[Task prompt] With the images removed, repeat the data below exactly.

[Information supplied]
##############################

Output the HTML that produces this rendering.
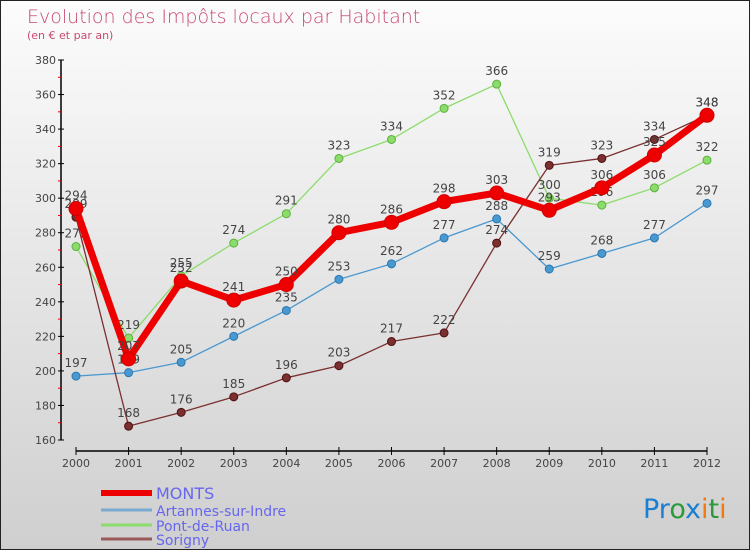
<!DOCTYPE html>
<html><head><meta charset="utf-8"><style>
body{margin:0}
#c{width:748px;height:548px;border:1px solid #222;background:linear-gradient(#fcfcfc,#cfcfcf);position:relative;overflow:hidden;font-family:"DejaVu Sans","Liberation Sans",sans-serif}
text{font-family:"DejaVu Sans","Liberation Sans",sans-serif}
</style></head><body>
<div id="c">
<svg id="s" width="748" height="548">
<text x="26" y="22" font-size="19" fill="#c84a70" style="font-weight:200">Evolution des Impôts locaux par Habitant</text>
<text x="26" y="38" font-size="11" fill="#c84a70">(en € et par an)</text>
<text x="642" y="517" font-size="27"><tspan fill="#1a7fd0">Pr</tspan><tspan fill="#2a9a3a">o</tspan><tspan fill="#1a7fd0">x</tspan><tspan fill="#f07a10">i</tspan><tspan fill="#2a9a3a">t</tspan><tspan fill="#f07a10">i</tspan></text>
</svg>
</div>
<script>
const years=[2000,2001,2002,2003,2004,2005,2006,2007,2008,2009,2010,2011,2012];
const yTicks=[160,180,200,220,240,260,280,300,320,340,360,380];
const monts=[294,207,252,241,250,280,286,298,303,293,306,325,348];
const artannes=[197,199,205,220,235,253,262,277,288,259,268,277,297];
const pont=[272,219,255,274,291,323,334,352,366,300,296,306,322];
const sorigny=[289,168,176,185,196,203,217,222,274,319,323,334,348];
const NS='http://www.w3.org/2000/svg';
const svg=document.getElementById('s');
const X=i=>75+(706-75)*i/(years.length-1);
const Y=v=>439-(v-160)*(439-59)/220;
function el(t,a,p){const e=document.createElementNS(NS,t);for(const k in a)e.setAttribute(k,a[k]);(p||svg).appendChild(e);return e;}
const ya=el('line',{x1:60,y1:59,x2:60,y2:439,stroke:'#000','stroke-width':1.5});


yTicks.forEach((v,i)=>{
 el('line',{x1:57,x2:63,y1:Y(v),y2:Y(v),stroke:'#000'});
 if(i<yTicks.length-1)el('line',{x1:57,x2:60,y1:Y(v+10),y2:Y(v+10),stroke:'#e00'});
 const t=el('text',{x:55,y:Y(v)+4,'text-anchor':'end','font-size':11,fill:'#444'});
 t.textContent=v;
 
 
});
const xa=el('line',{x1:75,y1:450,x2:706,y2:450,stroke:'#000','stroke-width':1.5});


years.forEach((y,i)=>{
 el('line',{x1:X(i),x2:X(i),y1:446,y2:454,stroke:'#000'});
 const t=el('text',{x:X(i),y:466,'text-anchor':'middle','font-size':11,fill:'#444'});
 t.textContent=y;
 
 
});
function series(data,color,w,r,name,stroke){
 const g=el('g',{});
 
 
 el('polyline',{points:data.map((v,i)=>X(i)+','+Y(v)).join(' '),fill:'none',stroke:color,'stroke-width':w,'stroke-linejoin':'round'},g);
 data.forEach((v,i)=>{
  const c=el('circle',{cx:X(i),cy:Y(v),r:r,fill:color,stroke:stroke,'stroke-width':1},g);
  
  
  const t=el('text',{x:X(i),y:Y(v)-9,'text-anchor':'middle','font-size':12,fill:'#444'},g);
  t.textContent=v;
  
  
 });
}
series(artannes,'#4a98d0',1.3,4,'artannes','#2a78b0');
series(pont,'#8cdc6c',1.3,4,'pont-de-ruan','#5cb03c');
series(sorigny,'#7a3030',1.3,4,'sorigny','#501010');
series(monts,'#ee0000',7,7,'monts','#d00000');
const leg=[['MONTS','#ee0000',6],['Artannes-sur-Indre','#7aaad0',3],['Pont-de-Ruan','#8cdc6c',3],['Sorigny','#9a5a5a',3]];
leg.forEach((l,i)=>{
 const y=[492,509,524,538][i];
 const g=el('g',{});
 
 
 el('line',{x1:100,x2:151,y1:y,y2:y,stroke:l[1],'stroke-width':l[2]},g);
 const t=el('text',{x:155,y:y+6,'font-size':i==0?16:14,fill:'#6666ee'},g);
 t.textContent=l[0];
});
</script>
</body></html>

##############################

[Task result]
Output the HTML that produces this rendering.
<!DOCTYPE html>
<html><head><meta charset="utf-8"><style>
body{margin:0}
#c{width:748px;height:548px;border:1px solid #222;background:linear-gradient(#fcfcfc,#cfcfcf);position:relative;overflow:hidden;font-family:"DejaVu Sans","Liberation Sans",sans-serif}
text{font-family:"DejaVu Sans","Liberation Sans",sans-serif}
</style></head><body>
<div id="c">
<svg id="s" width="748" height="548">
<text x="26" y="22" font-size="19" fill="#c84a70" style="font-weight:200">Evolution des Impôts locaux par Habitant</text>
<text x="26" y="38" font-size="11" fill="#c84a70">(en € et par an)</text>
<text x="642" y="517" font-size="27"><tspan fill="#1a7fd0">Pr</tspan><tspan fill="#2a9a3a">o</tspan><tspan fill="#1a7fd0">x</tspan><tspan fill="#f07a10">i</tspan><tspan fill="#2a9a3a">t</tspan><tspan fill="#f07a10">i</tspan></text>
</svg>
</div>
<script>
const years=[2000,2001,2002,2003,2004,2005,2006,2007,2008,2009,2010,2011,2012];
const yTicks=[160,180,200,220,240,260,280,300,320,340,360,380];
const monts=[294,207,252,241,250,280,286,298,303,293,306,325,348];
const artannes=[197,199,205,220,235,253,262,277,288,259,268,277,297];
const pont=[272,219,255,274,291,323,334,352,366,300,296,306,322];
const sorigny=[289,168,176,185,196,203,217,222,274,319,323,334,348];
const NS='http://www.w3.org/2000/svg';
const svg=document.getElementById('s');
const X=i=>75+(706-75)*i/(years.length-1);
const Y=v=>439-(v-160)*(439-59)/220;
function el(t,a,p){const e=document.createElementNS(NS,t);for(const k in a)e.setAttribute(k,a[k]);(p||svg).appendChild(e);return e;}
const ya=el('line',{x1:60,y1:59,x2:60,y2:439,stroke:'#000','stroke-width':1.5});


yTicks.forEach((v,i)=>{
 el('line',{x1:57,x2:63,y1:Y(v),y2:Y(v),stroke:'#000'});
 if(i<yTicks.length-1)el('line',{x1:57,x2:60,y1:Y(v+10),y2:Y(v+10),stroke:'#e00'});
 const t=el('text',{x:55,y:Y(v)+4,'text-anchor':'end','font-size':11,fill:'#444'});
 t.textContent=v;
 
 
});
const xa=el('line',{x1:75,y1:450,x2:706,y2:450,stroke:'#000','stroke-width':1.5});


years.forEach((y,i)=>{
 el('line',{x1:X(i),x2:X(i),y1:446,y2:454,stroke:'#000'});
 const t=el('text',{x:X(i),y:466,'text-anchor':'middle','font-size':11,fill:'#444'});
 t.textContent=y;
 
 
});
function series(data,color,w,r,name,stroke){
 const g=el('g',{});
 
 
 el('polyline',{points:data.map((v,i)=>X(i)+','+Y(v)).join(' '),fill:'none',stroke:color,'stroke-width':w,'stroke-linejoin':'round'},g);
 data.forEach((v,i)=>{
  const c=el('circle',{cx:X(i),cy:Y(v),r:r,fill:color,stroke:stroke,'stroke-width':1},g);
  
  
  const t=el('text',{x:X(i),y:Y(v)-9,'text-anchor':'middle','font-size':12,fill:'#444'},g);
  t.textContent=v;
  
  
 });
}
series(artannes,'#4a98d0',1.3,4,'artannes','#2a78b0');
series(pont,'#8cdc6c',1.3,4,'pont-de-ruan','#5cb03c');
series(sorigny,'#7a3030',1.3,4,'sorigny','#501010');
series(monts,'#ee0000',7,7,'monts','#d00000');
const leg=[['MONTS','#ee0000',6],['Artannes-sur-Indre','#7aaad0',3],['Pont-de-Ruan','#8cdc6c',3],['Sorigny','#9a5a5a',3]];
leg.forEach((l,i)=>{
 const y=[492,509,524,538][i];
 const g=el('g',{});
 
 
 el('line',{x1:100,x2:151,y1:y,y2:y,stroke:l[1],'stroke-width':l[2]},g);
 const t=el('text',{x:155,y:y+6,'font-size':i==0?16:14,fill:'#6666ee'},g);
 t.textContent=l[0];
});
</script>
</body></html>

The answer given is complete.